OBJECTIVE: Within the entries below, please return exactly the lines from the one with "What React, TypeScript" through the one with "import * as", leaving out any pictures.

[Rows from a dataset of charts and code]
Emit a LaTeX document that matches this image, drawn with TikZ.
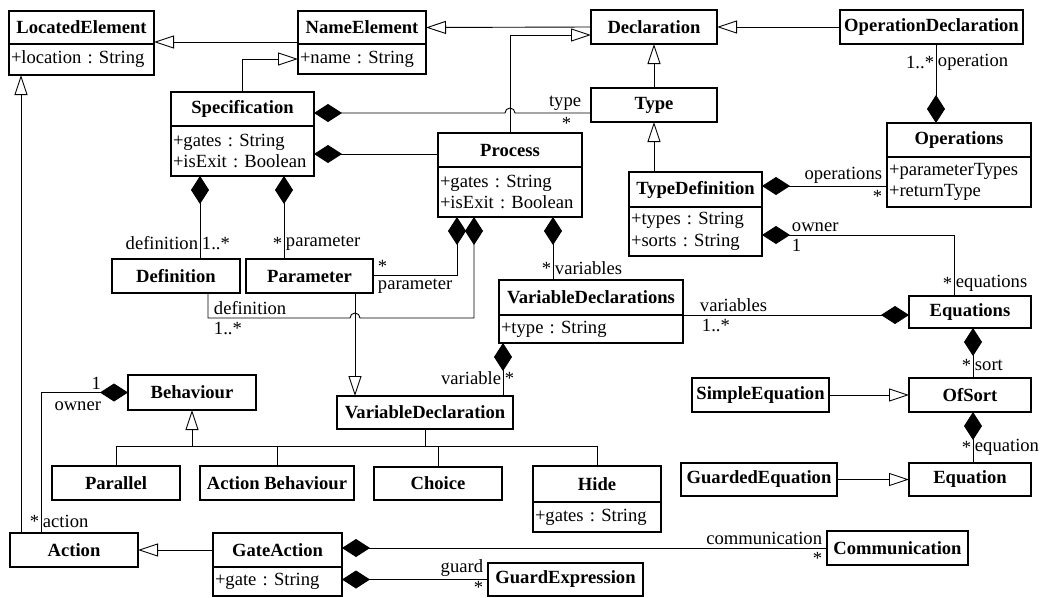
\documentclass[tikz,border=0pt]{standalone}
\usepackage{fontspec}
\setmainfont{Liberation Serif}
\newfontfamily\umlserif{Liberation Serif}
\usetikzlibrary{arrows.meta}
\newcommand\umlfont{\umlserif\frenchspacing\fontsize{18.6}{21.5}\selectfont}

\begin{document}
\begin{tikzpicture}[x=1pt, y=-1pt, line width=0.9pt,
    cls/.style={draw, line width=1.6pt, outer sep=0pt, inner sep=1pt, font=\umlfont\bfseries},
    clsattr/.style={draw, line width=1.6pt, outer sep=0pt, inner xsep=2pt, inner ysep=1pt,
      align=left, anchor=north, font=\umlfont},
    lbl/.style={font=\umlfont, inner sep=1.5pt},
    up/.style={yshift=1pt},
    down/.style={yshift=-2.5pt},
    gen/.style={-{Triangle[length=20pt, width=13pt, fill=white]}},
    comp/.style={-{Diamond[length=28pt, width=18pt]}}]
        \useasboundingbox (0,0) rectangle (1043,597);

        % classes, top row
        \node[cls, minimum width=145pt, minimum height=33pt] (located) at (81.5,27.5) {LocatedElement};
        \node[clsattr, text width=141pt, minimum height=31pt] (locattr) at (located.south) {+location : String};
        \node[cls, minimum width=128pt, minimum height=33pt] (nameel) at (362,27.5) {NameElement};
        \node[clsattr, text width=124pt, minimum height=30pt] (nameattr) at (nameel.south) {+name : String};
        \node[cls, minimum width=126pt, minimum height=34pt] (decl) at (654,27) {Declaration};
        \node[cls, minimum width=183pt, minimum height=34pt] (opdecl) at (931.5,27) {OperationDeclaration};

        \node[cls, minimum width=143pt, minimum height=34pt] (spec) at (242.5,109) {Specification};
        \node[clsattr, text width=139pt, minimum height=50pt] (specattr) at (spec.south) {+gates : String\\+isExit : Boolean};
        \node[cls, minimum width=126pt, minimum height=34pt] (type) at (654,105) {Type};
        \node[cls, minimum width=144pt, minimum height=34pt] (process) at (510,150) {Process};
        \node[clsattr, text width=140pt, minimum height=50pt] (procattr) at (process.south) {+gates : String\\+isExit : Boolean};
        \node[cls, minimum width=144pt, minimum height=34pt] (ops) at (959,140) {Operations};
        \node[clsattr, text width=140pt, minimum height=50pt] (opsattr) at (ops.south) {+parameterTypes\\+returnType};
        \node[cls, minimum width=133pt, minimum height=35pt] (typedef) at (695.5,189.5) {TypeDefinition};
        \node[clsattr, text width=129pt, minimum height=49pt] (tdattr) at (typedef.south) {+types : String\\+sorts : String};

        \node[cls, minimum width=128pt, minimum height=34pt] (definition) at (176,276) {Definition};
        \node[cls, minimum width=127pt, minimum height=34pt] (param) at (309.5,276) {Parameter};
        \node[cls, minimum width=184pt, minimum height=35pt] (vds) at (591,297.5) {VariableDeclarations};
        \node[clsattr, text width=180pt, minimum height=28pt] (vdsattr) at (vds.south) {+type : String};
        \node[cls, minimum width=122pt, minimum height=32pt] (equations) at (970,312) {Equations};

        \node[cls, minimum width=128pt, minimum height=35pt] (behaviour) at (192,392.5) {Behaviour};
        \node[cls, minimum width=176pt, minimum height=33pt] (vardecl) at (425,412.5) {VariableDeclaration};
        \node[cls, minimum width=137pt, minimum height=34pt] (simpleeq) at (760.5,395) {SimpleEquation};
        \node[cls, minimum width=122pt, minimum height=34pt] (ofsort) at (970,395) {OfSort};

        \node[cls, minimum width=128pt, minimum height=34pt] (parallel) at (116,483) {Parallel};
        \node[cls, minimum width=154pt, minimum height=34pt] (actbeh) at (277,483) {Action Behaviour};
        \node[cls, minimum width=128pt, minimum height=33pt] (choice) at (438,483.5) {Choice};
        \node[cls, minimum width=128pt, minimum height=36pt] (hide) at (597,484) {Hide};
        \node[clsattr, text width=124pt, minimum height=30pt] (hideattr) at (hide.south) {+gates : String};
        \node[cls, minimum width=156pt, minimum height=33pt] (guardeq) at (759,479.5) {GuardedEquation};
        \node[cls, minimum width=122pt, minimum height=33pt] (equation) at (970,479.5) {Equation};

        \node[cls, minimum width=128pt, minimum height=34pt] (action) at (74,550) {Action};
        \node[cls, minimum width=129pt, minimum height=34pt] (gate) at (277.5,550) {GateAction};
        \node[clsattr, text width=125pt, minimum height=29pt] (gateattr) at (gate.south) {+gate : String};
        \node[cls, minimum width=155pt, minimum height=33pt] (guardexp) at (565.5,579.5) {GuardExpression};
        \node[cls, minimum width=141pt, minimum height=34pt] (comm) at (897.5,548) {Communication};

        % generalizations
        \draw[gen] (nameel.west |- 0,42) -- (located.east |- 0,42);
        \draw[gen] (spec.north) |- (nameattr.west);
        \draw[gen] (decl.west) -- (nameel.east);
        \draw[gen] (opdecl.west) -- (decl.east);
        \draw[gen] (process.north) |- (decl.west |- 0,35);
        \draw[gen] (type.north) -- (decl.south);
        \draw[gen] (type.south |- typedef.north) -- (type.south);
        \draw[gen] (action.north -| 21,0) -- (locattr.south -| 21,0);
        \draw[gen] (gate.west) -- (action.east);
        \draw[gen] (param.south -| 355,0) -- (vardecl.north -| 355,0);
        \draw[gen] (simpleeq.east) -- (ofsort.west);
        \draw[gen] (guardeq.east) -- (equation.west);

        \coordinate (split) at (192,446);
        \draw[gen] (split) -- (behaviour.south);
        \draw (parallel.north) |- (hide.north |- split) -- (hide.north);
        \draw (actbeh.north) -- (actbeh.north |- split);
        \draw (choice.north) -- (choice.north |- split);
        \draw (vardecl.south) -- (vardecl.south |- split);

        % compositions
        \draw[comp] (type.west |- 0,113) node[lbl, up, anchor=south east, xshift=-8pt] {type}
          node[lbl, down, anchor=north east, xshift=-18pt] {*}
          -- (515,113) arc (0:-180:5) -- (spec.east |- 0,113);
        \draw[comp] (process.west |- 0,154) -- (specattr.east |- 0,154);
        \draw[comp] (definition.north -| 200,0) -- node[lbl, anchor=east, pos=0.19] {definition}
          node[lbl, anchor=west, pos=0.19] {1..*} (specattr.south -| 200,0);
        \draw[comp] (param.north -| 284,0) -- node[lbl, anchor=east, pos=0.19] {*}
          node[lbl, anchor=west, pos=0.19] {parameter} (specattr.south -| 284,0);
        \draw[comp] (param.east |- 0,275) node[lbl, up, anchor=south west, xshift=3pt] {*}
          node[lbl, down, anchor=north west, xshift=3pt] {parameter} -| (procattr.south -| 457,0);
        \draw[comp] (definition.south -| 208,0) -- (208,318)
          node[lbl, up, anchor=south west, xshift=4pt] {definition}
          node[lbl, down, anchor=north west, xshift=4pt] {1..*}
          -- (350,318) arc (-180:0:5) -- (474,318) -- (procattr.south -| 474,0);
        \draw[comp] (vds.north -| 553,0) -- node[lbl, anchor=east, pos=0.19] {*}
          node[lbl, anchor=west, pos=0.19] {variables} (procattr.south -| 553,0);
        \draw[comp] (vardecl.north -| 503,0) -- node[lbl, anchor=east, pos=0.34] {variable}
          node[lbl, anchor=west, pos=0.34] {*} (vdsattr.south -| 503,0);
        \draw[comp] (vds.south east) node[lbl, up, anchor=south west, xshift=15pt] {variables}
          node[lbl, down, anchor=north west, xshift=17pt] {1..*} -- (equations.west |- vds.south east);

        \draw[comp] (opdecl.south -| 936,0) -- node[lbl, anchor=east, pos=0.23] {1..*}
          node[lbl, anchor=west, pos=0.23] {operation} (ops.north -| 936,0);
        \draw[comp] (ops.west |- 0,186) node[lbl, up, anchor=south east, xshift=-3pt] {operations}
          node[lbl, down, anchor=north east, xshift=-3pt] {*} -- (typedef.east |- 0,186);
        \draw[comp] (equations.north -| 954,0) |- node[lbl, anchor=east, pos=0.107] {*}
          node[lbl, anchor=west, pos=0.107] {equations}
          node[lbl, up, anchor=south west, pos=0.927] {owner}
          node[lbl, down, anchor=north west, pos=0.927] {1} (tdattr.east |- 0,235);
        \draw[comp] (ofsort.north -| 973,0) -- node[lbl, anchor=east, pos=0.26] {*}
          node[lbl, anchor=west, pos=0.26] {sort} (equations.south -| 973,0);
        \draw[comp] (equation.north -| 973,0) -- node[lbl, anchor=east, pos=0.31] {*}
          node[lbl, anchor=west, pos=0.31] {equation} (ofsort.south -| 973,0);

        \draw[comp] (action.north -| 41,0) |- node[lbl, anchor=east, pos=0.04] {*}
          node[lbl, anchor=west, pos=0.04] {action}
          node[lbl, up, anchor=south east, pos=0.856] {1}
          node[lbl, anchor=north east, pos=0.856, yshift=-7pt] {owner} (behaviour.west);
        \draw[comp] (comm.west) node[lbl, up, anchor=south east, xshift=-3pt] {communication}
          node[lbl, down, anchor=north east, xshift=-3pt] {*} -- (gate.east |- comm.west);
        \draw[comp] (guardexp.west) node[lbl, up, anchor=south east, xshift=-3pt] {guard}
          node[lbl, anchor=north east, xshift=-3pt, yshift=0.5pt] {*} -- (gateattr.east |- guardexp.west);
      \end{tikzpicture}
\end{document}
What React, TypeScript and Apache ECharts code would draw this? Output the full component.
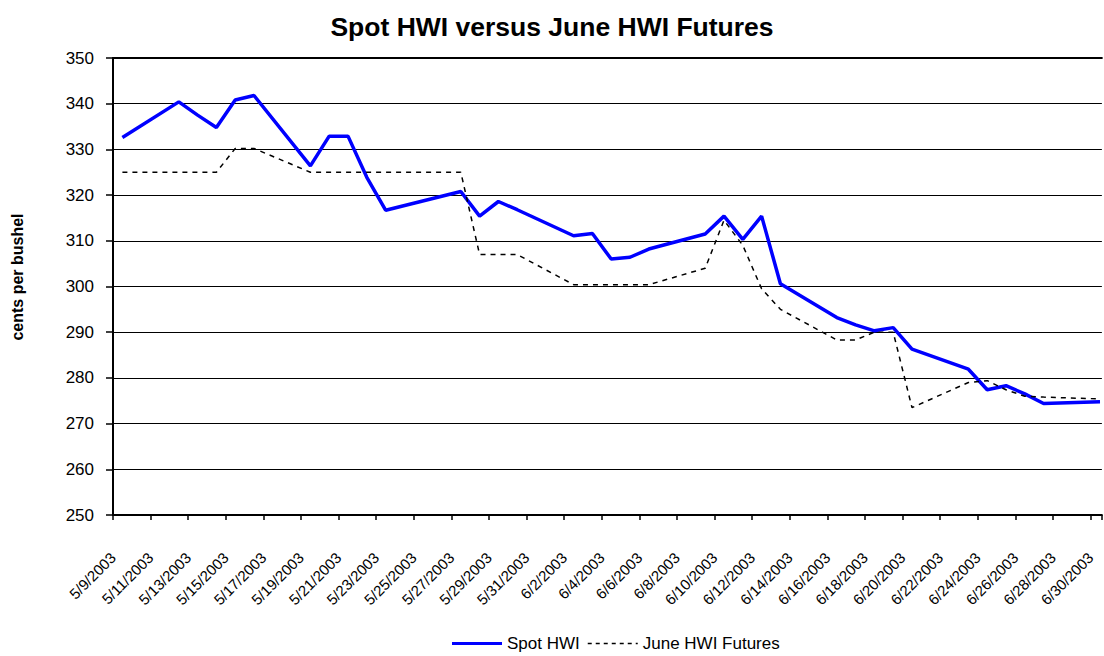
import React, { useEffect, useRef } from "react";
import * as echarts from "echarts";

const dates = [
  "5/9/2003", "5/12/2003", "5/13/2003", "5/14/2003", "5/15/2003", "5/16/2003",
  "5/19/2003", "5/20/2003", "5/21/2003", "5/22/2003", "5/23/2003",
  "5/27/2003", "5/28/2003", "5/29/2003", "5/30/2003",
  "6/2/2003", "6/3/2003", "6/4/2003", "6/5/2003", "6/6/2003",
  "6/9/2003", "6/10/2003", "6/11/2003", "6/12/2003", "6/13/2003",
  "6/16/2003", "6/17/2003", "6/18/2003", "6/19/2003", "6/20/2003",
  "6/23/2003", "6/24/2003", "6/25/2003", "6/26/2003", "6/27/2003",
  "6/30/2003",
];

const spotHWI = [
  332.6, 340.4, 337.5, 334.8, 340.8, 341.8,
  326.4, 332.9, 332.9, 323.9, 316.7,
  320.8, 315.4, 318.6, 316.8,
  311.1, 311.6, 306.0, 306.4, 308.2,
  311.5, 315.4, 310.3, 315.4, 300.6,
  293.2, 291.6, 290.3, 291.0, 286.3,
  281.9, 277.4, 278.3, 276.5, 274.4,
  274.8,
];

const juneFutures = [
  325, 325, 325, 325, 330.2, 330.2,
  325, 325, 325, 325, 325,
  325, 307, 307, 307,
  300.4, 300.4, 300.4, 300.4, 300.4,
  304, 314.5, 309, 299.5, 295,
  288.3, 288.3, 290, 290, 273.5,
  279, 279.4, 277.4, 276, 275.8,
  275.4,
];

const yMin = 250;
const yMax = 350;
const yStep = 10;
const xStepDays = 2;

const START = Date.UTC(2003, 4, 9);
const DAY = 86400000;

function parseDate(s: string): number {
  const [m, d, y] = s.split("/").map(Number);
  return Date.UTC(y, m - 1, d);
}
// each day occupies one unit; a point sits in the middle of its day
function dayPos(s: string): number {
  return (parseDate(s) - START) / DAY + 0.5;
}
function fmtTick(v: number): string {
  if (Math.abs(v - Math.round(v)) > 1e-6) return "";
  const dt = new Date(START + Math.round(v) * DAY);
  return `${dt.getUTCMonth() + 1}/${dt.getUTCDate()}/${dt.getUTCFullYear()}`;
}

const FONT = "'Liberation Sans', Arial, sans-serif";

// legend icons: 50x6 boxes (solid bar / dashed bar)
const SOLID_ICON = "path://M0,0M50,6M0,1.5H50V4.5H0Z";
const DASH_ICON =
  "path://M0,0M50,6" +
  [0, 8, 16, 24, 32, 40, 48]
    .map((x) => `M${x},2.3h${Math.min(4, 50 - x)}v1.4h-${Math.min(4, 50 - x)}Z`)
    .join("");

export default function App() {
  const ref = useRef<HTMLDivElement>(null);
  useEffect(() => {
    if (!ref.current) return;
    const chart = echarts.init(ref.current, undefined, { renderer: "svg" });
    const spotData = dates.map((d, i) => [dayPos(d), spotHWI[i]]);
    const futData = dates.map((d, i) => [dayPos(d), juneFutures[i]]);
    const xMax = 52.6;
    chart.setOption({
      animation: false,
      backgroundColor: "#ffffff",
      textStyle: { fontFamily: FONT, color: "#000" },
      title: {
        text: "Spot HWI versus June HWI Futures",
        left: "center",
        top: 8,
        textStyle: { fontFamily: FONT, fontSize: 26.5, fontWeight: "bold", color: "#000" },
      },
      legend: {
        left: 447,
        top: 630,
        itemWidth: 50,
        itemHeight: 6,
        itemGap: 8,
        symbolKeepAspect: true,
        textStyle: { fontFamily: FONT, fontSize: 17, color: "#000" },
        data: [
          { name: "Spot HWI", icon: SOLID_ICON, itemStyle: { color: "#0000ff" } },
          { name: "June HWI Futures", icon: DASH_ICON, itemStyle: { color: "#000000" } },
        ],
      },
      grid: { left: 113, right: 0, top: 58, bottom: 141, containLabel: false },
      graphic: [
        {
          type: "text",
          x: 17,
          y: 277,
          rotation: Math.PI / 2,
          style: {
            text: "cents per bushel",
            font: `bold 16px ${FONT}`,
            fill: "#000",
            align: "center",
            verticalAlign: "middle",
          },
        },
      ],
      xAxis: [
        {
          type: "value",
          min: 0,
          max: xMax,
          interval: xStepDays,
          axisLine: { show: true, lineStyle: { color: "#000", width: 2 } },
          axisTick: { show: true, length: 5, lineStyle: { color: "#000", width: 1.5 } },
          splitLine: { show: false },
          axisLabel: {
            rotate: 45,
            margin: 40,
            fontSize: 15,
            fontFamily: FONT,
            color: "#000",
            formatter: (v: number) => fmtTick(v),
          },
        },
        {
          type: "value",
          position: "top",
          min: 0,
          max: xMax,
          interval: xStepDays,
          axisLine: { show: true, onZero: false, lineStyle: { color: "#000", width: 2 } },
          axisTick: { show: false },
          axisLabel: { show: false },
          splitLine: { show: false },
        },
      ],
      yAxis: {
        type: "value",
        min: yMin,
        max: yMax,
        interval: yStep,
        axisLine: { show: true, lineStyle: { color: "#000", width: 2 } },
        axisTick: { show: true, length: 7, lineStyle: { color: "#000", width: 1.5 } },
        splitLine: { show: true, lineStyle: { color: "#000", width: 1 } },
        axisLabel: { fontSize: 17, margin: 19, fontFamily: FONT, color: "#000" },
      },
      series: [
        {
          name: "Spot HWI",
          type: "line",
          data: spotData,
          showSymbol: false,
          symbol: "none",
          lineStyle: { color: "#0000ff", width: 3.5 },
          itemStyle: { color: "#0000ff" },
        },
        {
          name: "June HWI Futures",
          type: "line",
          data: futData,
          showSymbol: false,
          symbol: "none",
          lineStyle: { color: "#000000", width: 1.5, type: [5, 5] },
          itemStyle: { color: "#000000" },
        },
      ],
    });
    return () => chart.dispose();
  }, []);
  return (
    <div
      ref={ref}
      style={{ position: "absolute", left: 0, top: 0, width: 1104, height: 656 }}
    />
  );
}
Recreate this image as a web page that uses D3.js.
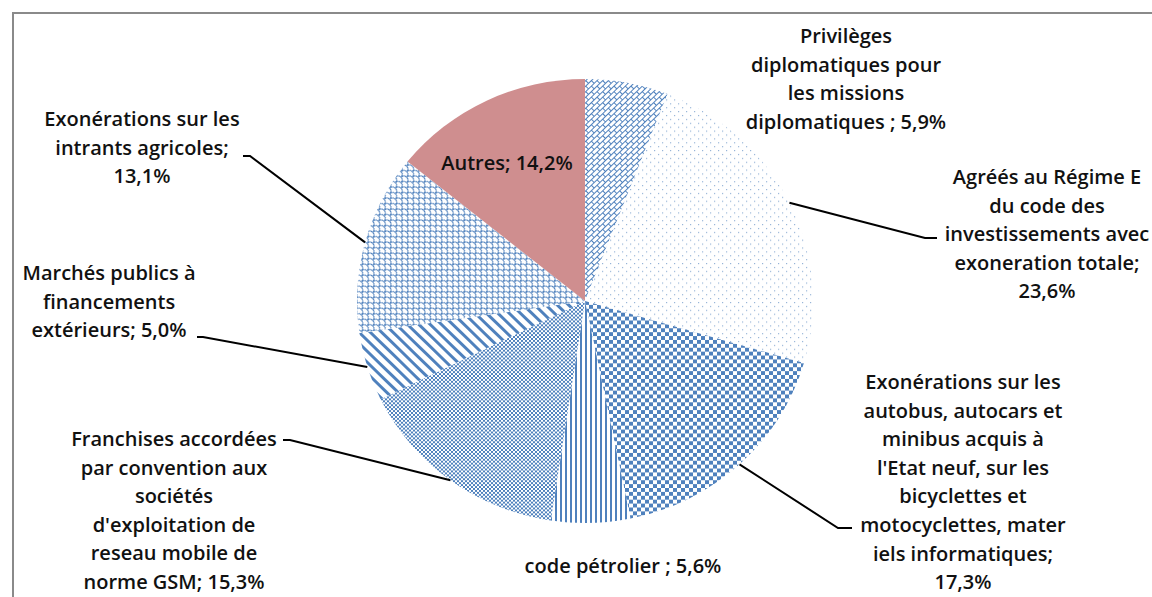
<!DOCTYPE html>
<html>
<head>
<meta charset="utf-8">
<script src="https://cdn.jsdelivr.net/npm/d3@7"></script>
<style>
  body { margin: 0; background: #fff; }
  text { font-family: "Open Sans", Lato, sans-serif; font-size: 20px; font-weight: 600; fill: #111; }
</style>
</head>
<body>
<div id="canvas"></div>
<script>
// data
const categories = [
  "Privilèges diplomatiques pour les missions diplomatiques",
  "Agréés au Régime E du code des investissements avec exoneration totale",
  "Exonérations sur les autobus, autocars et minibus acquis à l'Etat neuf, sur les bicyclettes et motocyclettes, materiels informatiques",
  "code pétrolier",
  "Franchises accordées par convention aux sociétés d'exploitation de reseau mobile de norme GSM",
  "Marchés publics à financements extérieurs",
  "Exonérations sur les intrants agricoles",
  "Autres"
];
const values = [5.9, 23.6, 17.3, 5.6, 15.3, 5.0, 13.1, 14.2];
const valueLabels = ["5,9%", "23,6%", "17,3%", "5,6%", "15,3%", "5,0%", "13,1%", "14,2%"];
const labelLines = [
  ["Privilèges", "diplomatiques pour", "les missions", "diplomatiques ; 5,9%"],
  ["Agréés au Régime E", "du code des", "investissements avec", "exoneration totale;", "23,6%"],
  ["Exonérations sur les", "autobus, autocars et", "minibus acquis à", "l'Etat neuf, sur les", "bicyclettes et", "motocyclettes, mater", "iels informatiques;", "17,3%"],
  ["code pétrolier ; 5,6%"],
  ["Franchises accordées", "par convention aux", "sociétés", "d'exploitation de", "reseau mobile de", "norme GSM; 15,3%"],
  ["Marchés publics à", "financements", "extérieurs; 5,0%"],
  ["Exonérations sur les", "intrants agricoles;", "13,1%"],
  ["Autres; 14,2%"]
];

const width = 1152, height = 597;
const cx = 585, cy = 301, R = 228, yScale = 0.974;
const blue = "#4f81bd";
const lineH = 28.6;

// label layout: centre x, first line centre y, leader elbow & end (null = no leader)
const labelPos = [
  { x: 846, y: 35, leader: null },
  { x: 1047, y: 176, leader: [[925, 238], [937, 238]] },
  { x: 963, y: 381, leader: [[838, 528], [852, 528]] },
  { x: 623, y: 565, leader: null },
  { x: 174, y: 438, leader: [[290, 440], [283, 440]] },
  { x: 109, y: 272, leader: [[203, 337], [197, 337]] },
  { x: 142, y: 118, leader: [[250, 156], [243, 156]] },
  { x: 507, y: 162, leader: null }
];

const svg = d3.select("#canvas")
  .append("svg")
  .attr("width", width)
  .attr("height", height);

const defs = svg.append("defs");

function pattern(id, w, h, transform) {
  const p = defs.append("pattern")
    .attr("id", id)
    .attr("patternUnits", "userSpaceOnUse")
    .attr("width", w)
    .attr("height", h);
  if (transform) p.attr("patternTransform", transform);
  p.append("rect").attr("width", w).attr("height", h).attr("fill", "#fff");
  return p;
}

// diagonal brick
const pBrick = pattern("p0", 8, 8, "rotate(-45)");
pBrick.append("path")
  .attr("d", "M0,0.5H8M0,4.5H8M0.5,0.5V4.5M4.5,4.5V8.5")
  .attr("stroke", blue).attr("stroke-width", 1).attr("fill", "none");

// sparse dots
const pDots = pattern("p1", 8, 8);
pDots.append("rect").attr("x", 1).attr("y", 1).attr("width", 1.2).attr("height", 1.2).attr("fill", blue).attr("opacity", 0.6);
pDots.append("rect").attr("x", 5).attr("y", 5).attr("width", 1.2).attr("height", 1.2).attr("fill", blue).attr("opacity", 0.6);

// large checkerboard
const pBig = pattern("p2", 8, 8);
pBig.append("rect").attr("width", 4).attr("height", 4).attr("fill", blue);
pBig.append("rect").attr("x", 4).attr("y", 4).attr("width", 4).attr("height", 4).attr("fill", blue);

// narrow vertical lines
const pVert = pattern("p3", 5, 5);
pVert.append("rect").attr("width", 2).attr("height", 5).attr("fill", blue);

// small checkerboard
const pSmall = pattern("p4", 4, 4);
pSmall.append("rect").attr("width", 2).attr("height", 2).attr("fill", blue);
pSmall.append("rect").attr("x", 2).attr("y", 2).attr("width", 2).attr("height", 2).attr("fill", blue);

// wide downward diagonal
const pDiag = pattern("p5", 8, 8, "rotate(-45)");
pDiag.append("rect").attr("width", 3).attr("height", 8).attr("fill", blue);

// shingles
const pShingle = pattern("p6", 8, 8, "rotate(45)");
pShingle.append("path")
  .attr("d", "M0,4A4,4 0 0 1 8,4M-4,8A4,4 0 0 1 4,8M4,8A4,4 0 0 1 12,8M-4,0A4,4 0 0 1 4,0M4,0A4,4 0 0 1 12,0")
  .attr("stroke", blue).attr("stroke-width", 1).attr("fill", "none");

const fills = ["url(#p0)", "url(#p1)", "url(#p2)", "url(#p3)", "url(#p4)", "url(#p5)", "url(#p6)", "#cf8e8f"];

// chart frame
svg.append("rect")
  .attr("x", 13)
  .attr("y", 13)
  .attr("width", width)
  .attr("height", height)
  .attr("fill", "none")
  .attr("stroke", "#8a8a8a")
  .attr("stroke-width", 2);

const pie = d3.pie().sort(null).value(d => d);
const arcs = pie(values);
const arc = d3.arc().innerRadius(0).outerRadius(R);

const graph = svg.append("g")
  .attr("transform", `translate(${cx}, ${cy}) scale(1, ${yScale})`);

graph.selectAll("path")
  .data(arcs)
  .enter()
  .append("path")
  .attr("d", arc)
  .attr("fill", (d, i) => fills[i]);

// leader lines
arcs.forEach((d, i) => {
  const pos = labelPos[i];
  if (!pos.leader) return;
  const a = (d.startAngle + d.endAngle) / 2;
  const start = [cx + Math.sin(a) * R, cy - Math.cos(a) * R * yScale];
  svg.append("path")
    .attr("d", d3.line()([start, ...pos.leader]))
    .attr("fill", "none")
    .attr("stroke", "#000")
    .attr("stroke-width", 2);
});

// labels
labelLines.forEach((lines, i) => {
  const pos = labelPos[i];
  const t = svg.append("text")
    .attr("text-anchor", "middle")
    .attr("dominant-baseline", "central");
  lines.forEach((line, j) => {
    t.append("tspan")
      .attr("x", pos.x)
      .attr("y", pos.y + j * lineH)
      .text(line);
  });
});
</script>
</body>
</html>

SOLUTION TO THE EXERCISE:
What React, TypeScript and Apache ECharts code would draw this? Output the full component.
import React, { useEffect, useRef } from "react";
import * as echarts from "echarts";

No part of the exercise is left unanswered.